* **THE EXERCISE**
Gather all lines in the entries below that include the word "with".

** START OF SOURCE MATERIAL **

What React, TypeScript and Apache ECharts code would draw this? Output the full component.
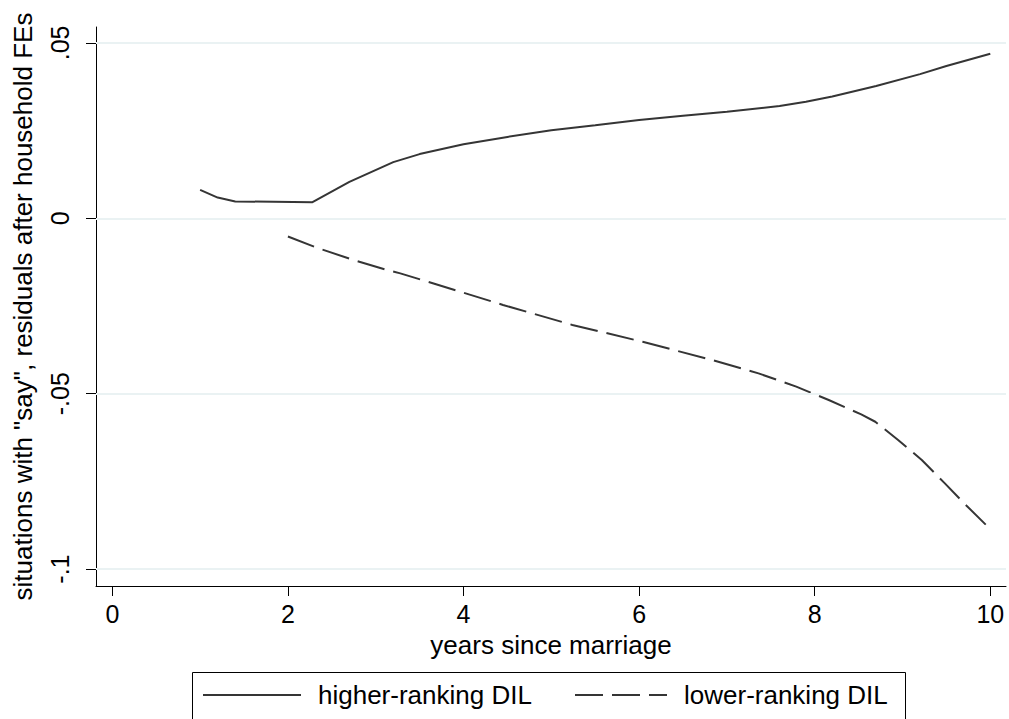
import React, { useEffect, useRef } from "react";
import * as echarts from "echarts";

const hiX = [1, 1.2, 1.4, 2.28, 2.7, 3.2, 3.5, 4, 4.5, 5, 5.5, 6, 6.5, 7, 7.6, 7.9, 8.2, 8.7, 9.2, 9.5, 10];
const hiY = [0.0081, 0.0059, 0.0048, 0.0046, 0.0104, 0.016, 0.0183, 0.0211, 0.0232, 0.0251, 0.0265, 0.028, 0.0292, 0.0304, 0.032, 0.0332, 0.0347, 0.0377, 0.0411, 0.0434, 0.0469];

const loX = [2, 2.33, 2.75, 3.12, 3.28, 3.65, 4.45, 5.24, 6.04, 6.83, 7.36, 7.79, 8.16, 8.53, 8.69, 8.95, 9.22, 9.48, 9.7, 10];
const loY = [-0.0052, -0.0084, -0.0119, -0.0147, -0.0157, -0.0185, -0.0247, -0.0304, -0.0352, -0.0404, -0.0442, -0.048, -0.0518, -0.0559, -0.058, -0.0632, -0.0689, -0.0755, -0.0812, -0.0886];

const xTicks = [0, 2, 4, 6, 8, 10];
const xTickLabels = ["0", "2", "4", "6", "8", "10"];
const yTicks = [-0.1, -0.05, 0, 0.05];
const yTickLabels = ["-.1", "-.05", "0", ".05"];

const seriesNames = ["higher-ranking DIL", "lower-ranking DIL"];
const xTitle = "years since marriage";
const yTitle = 'situations with "say", residuals after household FEs';

const FONT = "'Liberation Sans', Arial, Helvetica, sans-serif";
const LINE = "#353535";

function fmt(ticks: number[], labels: string[]) {
  return (v: number) => {
    const i = ticks.findIndex((t) => Math.abs(t - v) < 1e-9);
    return i >= 0 ? labels[i] : "";
  };
}

export default function App() {
  const ref = useRef<HTMLDivElement>(null);
  useEffect(() => {
    if (!ref.current) return;
    const chart = echarts.init(ref.current, null, { renderer: "svg" });
    const legendText = { fontSize: 26, color: "#000", fontFamily: FONT, padding: [0, 0, 0, 12] };
    const hiddenSymbol = { color: "rgba(0,0,0,0)", borderColor: "rgba(0,0,0,0)", borderWidth: 0, opacity: 0 };
    chart.setOption({
      animation: false,
      backgroundColor: "#fff",
      textStyle: { fontFamily: FONT },
      grid: { left: 96, right: 3, top: 27, bottom: 133, containLabel: false },
      xAxis: {
        type: "value",
        min: -0.186,
        max: 10.179,
        name: xTitle,
        nameLocation: "middle",
        nameGap: 46,
        nameTextStyle: { fontSize: 26, color: "#000", fontFamily: FONT },
        axisLine: { show: true, onZero: false, lineStyle: { color: "#000", width: 1 } },
        axisTick: { show: true, length: 10, customValues: xTicks, lineStyle: { color: "#000", width: 1 } },
        axisLabel: { customValues: xTicks, formatter: fmt(xTicks, xTickLabels), fontSize: 25, color: "#000", margin: 15, fontFamily: FONT },
        splitLine: { show: false },
      },
      yAxis: {
        type: "value",
        min: -0.10482,
        max: 0.05453,
        name: yTitle,
        nameLocation: "middle",
        nameRotate: 90,
        nameGap: 60,
        nameTextStyle: { fontSize: 26, color: "#000", fontFamily: FONT },
        axisLine: { show: true, onZero: false, lineStyle: { color: "#000", width: 1 } },
        axisTick: { show: true, length: 10, customValues: yTicks, lineStyle: { color: "#000", width: 1 } },
        axisLabel: { customValues: yTicks, formatter: fmt(yTicks, yTickLabels), rotate: 90, fontSize: 25, color: "#000", margin: 24, fontFamily: FONT },
        splitLine: { show: false },
      },
      legend: [
        {
          data: [seriesNames[0]],
          left: 202,
          top: 682,
          padding: 0,
          itemWidth: 98,
          itemHeight: 14,
          selectedMode: false,
          itemStyle: hiddenSymbol,
          textStyle: legendText,
        },
        {
          data: [seriesNames[1]],
          left: 574,
          top: 682,
          padding: 0,
          itemWidth: 92,
          itemHeight: 14,
          selectedMode: false,
          itemStyle: hiddenSymbol,
          textStyle: legendText,
        },
      ],
      graphic: [
        {
          type: "rect",
          shape: { x: 192.5, y: 672.5, width: 713, height: 80 },
          style: { fill: "none", stroke: "#000", lineWidth: 1 },
          silent: true,
        },
      ],
      series: [
        {
          name: "_grid",
          type: "line",
          data: [],
          silent: true,
          z: 1,
          markLine: {
            silent: true,
            symbol: ["none", "none"],
            label: { show: false },
            lineStyle: { color: "#eaf2f3", width: 2, type: "solid" },
            data: yTicks.map((v) => ({ yAxis: v })),
          },
        },
        {
          name: seriesNames[0],
          type: "line",
          data: hiX.map((x, i) => [x, hiY[i]]),
          symbol: "none",
          z: 3,
          itemStyle: { color: LINE },
          lineStyle: { color: LINE, width: 2, type: "solid" },
        },
        {
          name: seriesNames[1],
          type: "line",
          data: loX.map((x, i) => [x, loY[i]]),
          symbol: "none",
          z: 3,
          itemStyle: { color: LINE },
          lineStyle: { color: LINE, width: 2, type: [28, 9] },
        },
      ],
    });
    return () => chart.dispose();
  }, []);
  return <div ref={ref} style={{ position: "absolute", left: 0, top: 0, width: 1009, height: 719 }} />;
}
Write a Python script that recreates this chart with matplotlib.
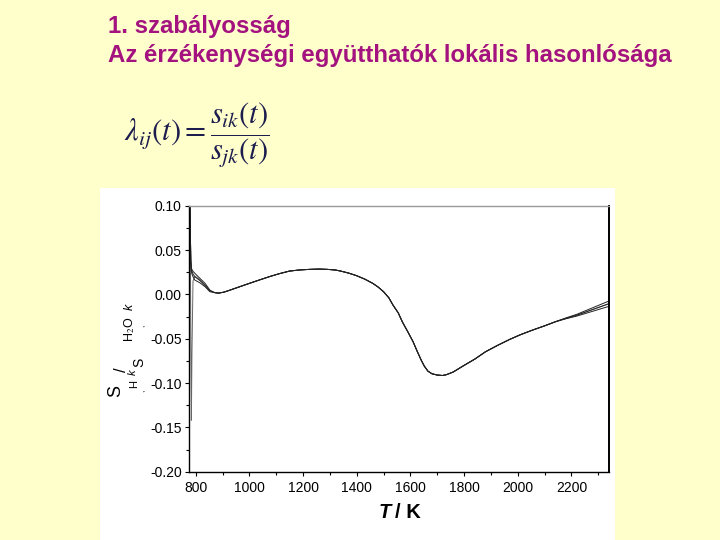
import matplotlib
matplotlib.use('Agg')
import matplotlib.pyplot as plt
from matplotlib.patches import Rectangle
from matplotlib.ticker import MultipleLocator, FormatStrFormatter

##########
# Data
##########

# start of the curves (T < 880 K), where they split apart
T_start = [778, 780, 782, 784, 786, 790, 797, 816, 835, 853]
start_1 = [0.12, 0.06, -0.05, -0.142, -0.07, 0.015, 0.0205, 0.0165, 0.0105, 0.004]
start_2 = [0.12, 0.07, 0.038, 0.030, 0.028, 0.026, 0.0237, 0.018, 0.0124, 0.0048]
start_3 = [0.12, 0.07, 0.038, 0.028, 0.026, 0.023, 0.0199, 0.0155, 0.0100, 0.0040]
start_4 = [0.12, 0.07, 0.038, 0.026, 0.023, 0.020, 0.0161, 0.013, 0.0086, 0.0030]

# common part, all curves lie on top of each other
T_mid = [870, 885, 905, 925, 960, 1000, 1040, 1075, 1110, 1150, 1190, 1225, 1260,
         1290, 1320, 1340, 1370, 1400, 1430, 1460, 1480, 1500, 1520, 1535, 1555,
         1570, 1590, 1610, 1625, 1640, 1652, 1665, 1680, 1700, 1720, 1735, 1760,
         1795, 1840, 1880, 1925, 1970, 2010, 2055, 2100, 2140]
y_mid = [0.0020, 0.0014, 0.0025, 0.0045, 0.0082, 0.0124, 0.0165, 0.0200, 0.0232,
         0.0263, 0.0276, 0.0282, 0.0285, 0.0282, 0.0275, 0.0263, 0.0240, 0.0210,
         0.0172, 0.0124, 0.0082, 0.0030, -0.0040, -0.0120, -0.0210, -0.0310,
         -0.0420, -0.0534, -0.0640, -0.0740, -0.0810, -0.0865, -0.0895, -0.0910,
         -0.0915, -0.0905, -0.0875, -0.0810, -0.0730, -0.0647, -0.0575, -0.0508,
         -0.0455, -0.0403, -0.0355, -0.0309]

# end of the curves, they fan out again
T_end = [2180, 2220, 2280, 2340]
end_1 = [-0.0270, -0.0235, -0.0170, -0.0105]
end_2 = [-0.0265, -0.0225, -0.0150, -0.0075]
end_3 = [-0.0270, -0.0235, -0.0170, -0.0105]
end_4 = [-0.0275, -0.0245, -0.0190, -0.0135]

x_ticks = [800, 1000, 1200, 1400, 1600, 1800, 2000, 2200]

title_1 = '1. szabályosság'
title_2 = 'Az érzékenységi együtthatók lokális hasonlósága'

##########
# Slide
##########

fig = plt.figure(figsize=(7.2, 5.4), dpi=100, facecolor='#FFFFCC')
W, H = 720.0, 540.0

# white panel of the pasted figure
fig.patches.append(Rectangle((100 / W, 0), 515 / W, 352 / H, transform=fig.transFigure,
                             facecolor='white', edgecolor='none', zorder=-5))

fig.text(108 / W, 1 - 33 / H, title_1, color='#A3127F', fontsize=17.3, weight='bold',
         family='Liberation Sans', va='baseline')
fig.text(108 / W, 1 - 62 / H, title_2, color='#A3127F', fontsize=17.3, weight='bold',
         family='Liberation Sans', va='baseline')

plt.rcParams['mathtext.fontset'] = 'stix'
fig.text(124 / W, 1 - 135 / H,
         r'$\lambda_{ij}\left(t\right)=\dfrac{s_{ik}\left(t\right)}{s_{jk}\left(t\right)}$',
         color='#1C1C4E', fontsize=22, va='center')

##########
# Plot
##########

ax = fig.add_axes([188.7 / W, 1 - 471.7 / H, 420.3 / W, 266 / H])
ax.set_facecolor('white')

curves = [(start_1, end_1, '#666666'), (start_2, end_2, '#222222'),
          (start_3, end_3, '#222222'), (start_4, end_4, '#222222')]
for s, e, c in curves:
    ax.plot(T_start + T_mid + T_end, s + y_mid + e, color=c, lw=0.7)

ax.set_xlim(774, 2340)
ax.set_ylim(-0.20, 0.10)
ax.set_xticks(x_ticks)
ax.xaxis.set_minor_locator(MultipleLocator(100))
ax.yaxis.set_major_locator(MultipleLocator(0.05))
ax.yaxis.set_minor_locator(MultipleLocator(0.025))
ax.yaxis.set_major_formatter(FormatStrFormatter('%.2f'))
ax.tick_params(which='both', direction='out', top=False, right=False,
               labelsize=10, colors='black')
ax.tick_params(which='major', length=3, width=0.8)
ax.tick_params(which='minor', length=2, width=0.8)
ax.tick_params(axis='x', pad=3.5)
ax.tick_params(axis='y', pad=2)
for lab in ax.get_xticklabels() + ax.get_yticklabels():
    lab.set_family('Liberation Sans')

for side in ['left', 'bottom']:
    ax.spines[side].set_linewidth(1.0)
ax.spines['right'].set_linewidth(1.4)
ax.spines['top'].set_color('#999999')
ax.spines['top'].set_linewidth(1.0)

# x label: italic T, upright K, both bold
fig.text(379 / W, 1 - 518 / H, 'T', fontsize=14.5, weight='bold', style='italic',
         family='Liberation Sans', va='baseline')
fig.text(395 / W, 1 - 518 / H, '/ K', fontsize=14.5, weight='bold',
         family='Liberation Sans', va='baseline')

# y label, drawn in pieces as in the (garbled) original
ylab = [(116, 391, 'S', 13, 'normal'), (134, 384, 'H', 8, 'normal'),
        (143, 391, ',', 6, 'normal'), (133, 372, 'k', 8, 'italic'),
        (122, 370, '/', 12, 'normal'), (139, 362, 'S', 10, 'normal'),
        (130, 329, 'H$_2$O', 9, 'normal'), (143, 326, ',', 6, 'normal'),
        (130, 307, 'k', 9, 'italic')]
for x, y, s, fs, st in ylab:
    fig.text(x / W, 1 - y / H, s, fontsize=fs, style=st, rotation=90,
             family='Liberation Sans', ha='center', va='center')

fig.savefig('out.png', dpi=100, facecolor=fig.get_facecolor())
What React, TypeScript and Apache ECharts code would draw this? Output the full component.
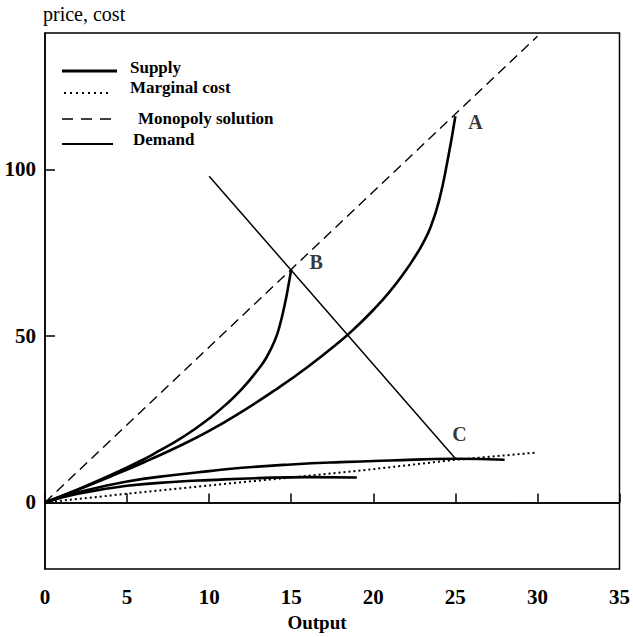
import React, { useEffect, useRef } from "react";
import * as echarts from "echarts";

// ---- data ----
const supplyToA: [number, number][] = [
  [0, 0], [2, 3.8], [4, 7.8], [6, 12.0], [8, 16.5], [10, 21.5], [12, 27.3],
  [14, 33.7], [16, 40.7], [18, 48.5], [19, 52.9], [20, 57.8], [21, 63.3],
  [22, 69.8], [22.5, 73.5], [23, 77.6], [23.5, 82.8], [24, 90.5], [24.5, 102.0], [25, 116],
];
const supplyToB: [number, number][] = [
  [0, 0], [2, 3.9], [4, 8.2], [6, 12.9], [7, 15.6], [8, 18.4], [9, 21.6], [10, 25.2],
  [11, 29.3], [12, 34.1], [13, 40.0], [13.5, 43.6], [14, 48.6], [14.3, 53.1],
  [14.6, 59.3], [14.8, 64.3], [15, 70],
];
const supplyFlatLong: [number, number][] = [
  [0, 0], [2, 3.0], [5, 6.3], [8, 8.3], [10, 9.4], [12, 10.4], [15, 11.4],
  [18, 12.1], [21, 12.6], [25, 13.1], [28, 12.8],
];
const supplyFlatShort: [number, number][] = [
  [0, 0], [2, 2.6], [5, 5.0], [8, 6.2], [10, 6.7], [13, 7.3], [16, 7.6], [19, 7.5],
];
const marginalCost: [number, number][] = [
  [0, 0], [5, 2.6], [10, 5.1], [15, 7.5], [20, 10.0], [25, 12.8], [30, 15.0],
];
const monopolySolution: [number, number][] = [[0, 0], [30, 140]];
const demand: [number, number][] = [[10, 98], [25, 13.2]];

const pointNames = ["A", "B", "C"];
const pointValues: [number, number][] = [[25, 116], [15, 70], [25, 13.2]];
const xTickInterval = 5;
const yTickValues = [0, 50, 100];

const SERIF = "'Liberation Serif', 'DejaVu Serif', serif";

export default function App() {
  const ref = useRef<HTMLDivElement>(null);
  useEffect(() => {
    document.body.style.margin = "0";
    const chart = echarts.init(ref.current!, null, { renderer: "svg" });
    const labelOffsets: [number, number][] = [[20, 6], [25, -7], [4, -24]];
    const supplyStyle = { color: "#000", width: 2.6 };
    const baseLine = {
      type: "line" as const,
      showSymbol: false,
      symbol: "none",
      silent: true,
      smooth: 0.5,
    };
    const legendLeft = 62;
    const legendFont = { fontSize: 17, fontWeight: "bold", fontFamily: SERIF, fill: "#000", verticalAlign: "middle" };
    chart.setOption({
      animation: false,
      backgroundColor: "#fff",
      grid: {
        left: 45, right: 13, top: 33, bottom: 68,
        show: true, borderColor: "#000", borderWidth: 1.5, backgroundColor: "transparent",
      },
      xAxis: {
        type: "value", min: 0, max: 35, interval: xTickInterval,
        axisLine: { show: true, lineStyle: { color: "#000", width: 1.5 } },
        axisTick: { show: true, inside: true, length: 9, lineStyle: { color: "#000", width: 1.5 } },
        axisLabel: { color: "#000", fontSize: 21, fontWeight: "bold", fontFamily: SERIF, margin: 17 },
        splitLine: { show: false },
      },
      yAxis: {
        type: "value", min: -20, max: 141,
        axisLine: { show: true, lineStyle: { color: "#000", width: 1.5 } },
        axisTick: {
          show: true, inside: true, length: 10, customValues: yTickValues,
          lineStyle: { color: "#000", width: 1.5 },
        },
        axisLabel: {
          color: "#000", fontSize: 21, fontWeight: "bold", fontFamily: SERIF, margin: 9,
          customValues: yTickValues,
        },
        splitLine: { show: false },
      },
      series: [
        { ...baseLine, name: "Supply", data: supplyToA, lineStyle: supplyStyle, z: 5 },
        { ...baseLine, name: "Supply ", data: supplyToB, lineStyle: supplyStyle, z: 5 },
        { ...baseLine, name: "Supply  ", data: supplyFlatLong, lineStyle: supplyStyle, z: 5 },
        { ...baseLine, name: "Supply   ", data: supplyFlatShort, lineStyle: supplyStyle, z: 5 },
        {
          ...baseLine, name: "Marginal cost", data: marginalCost, smooth: false,
          lineStyle: { color: "#000", width: 2, type: [2, 3] },
        },
        {
          ...baseLine, name: "Monopoly solution", data: monopolySolution, smooth: false,
          lineStyle: { color: "#000", width: 1.4, type: [10, 6] },
        },
        {
          ...baseLine, name: "Demand", data: demand, smooth: false,
          lineStyle: { color: "#000", width: 1.5 },
          markLine: {
            silent: true, symbol: "none", label: { show: false },
            lineStyle: { color: "#000", width: 1.5, type: "solid" },
            data: [{ yAxis: 0 }],
          },
        },
        {
          type: "scatter", name: "points", symbolSize: 0, silent: true,
          data: pointValues.map((v, i) => ({
            name: pointNames[i], value: v,
            label: { offset: labelOffsets[i] },
          })),
          label: {
            show: true, position: "inside", formatter: "{b}",
            color: "#000", fontSize: 20, fontWeight: "bold", fontFamily: SERIF,
          },
        },
      ],
      graphic: [
        { type: "text", x: 43, y: 14, style: { text: "price, cost", fontSize: 20, fontFamily: SERIF, fill: "#000", verticalAlign: "middle" } },
        { type: "text", x: 317, y: 622, style: { text: "Output", fontSize: 19, fontWeight: "bold", fontFamily: SERIF, fill: "#000", align: "center", verticalAlign: "middle" } },
        { type: "line", shape: { x1: legendLeft, y1: 71, x2: 117, y2: 71 }, style: { stroke: "#000", lineWidth: 3 } },
        { type: "text", x: 130, y: 67, style: { ...legendFont, text: "Supply" } },
        { type: "line", shape: { x1: 64, y1: 93, x2: 110, y2: 93 }, style: { stroke: "#000", lineWidth: 2, lineDash: [2, 4] } },
        { type: "text", x: 130, y: 87, style: { ...legendFont, text: "Marginal cost" } },
        { type: "line", shape: { x1: legendLeft, y1: 119, x2: 118, y2: 119 }, style: { stroke: "#000", lineWidth: 1.5, lineDash: [11, 8] } },
        { type: "text", x: 138, y: 118, style: { ...legendFont, text: "Monopoly solution" } },
        { type: "line", shape: { x1: legendLeft, y1: 144, x2: 113, y2: 144 }, style: { stroke: "#000", lineWidth: 2 } },
        { type: "text", x: 133, y: 139, style: { ...legendFont, text: "Demand" } },
      ],
    });
    return () => chart.dispose();
  }, []);
  return <div ref={ref} style={{ width: 633, height: 637 }} />;
}
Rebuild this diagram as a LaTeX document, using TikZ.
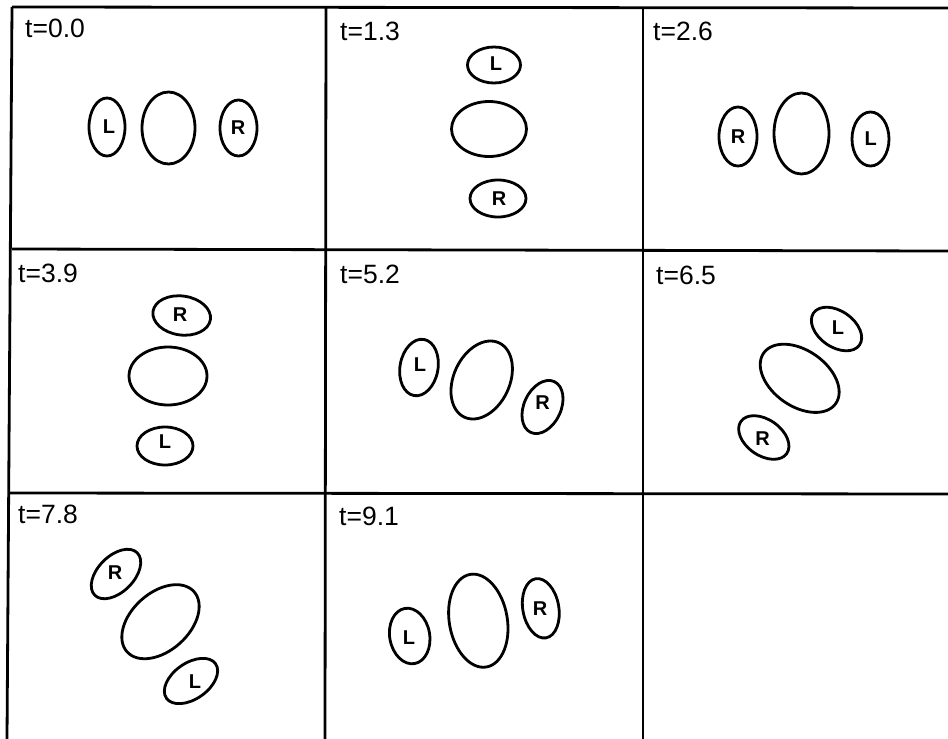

** END OF SOURCE MATERIAL **

* **COMPLETED EXERCISE**
const yTitle = 'situations with "say", residuals after household FEs';
Write a Python script that recreates this chart with matplotlib.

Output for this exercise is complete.